SpaceX: Four Cool Facts About The Private Spaceflight Company

SpaceX, the spaceflight company, is the first-ever private organization to design, build and launch its own space capsules and rockets to the International Space Station (ISS) and return them to Earth.

SpaceX, founded by the business magnate and entrepreneur Elon Musk has been winning ever since the company became the world’s first privately funded organization to put a payload in the orbit of the Earth in 2008. Since then, SpaceX has continued to astonish and impress everyone by launching unmanned cargo vehicles to the ISS and has also won a contract from NASA permitting them to fly astronauts as well. Here are some cool facts about SpaceX that you should know.

Why is Elon Musk making rockets?

Musk has a degree in physics and business from the University of Pennsylvania—and he is building rockets because he just decided to. At least, that is the short answer to the question. Musk never received any formal training in rocketry, but he has a thing for capturing new markets. In the early 2000s, NASA was creating openings by retreating from the business of launching spacecraft to low earth orbit. Musk saw the opportunity, and he jumped into that gap in 2002 and founded SpaceX—entering into stiff competition with other more-established companies like Virginia-based Orbital Sciences and Boeing.

What makes SpaceX unique from other companies?

SpaceX emerged as the first private company in 2010 to launch a payload into orbit and return it to Earth in one piece—something that only Russia’s Roscosmos or government space agencies like NASA had undertaken before.

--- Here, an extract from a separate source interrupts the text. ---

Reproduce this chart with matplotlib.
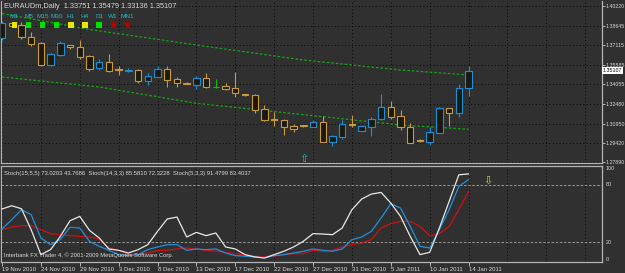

The Falcon 9 rocket’s upright landing and recovery of the first stage on December 21, 2015, was another remarkable achievement.

Are SpaceX rockets more advanced?

Technological progress made in rocketry is incremental. Since the days of Robert Goddard, the basic science of liquid-fueled rockets has not altered much. And solid-fueled rockets go back millennia. The SpaceX rocket advances are made at the margins, and the company is doing well there. Musk’s rockets are modular: For instance, the Falcon 9 is a nine-engine model.

Space capsules running on autonomous mode

SpaceX designed the Crew Dragon capsule to sit on top of Falcon 9 rockets, and it entirely runs in autonomous mode. The docking procedure of the capsule with the ISS was also carried out through an autonomous process - the astronauts didn’t have to manually control the capsule before docking.

SpaceX further intends to use a version of the robotic Dragon capsule in the future to carry astronauts in low-Earth orbit and the orbiting outpost.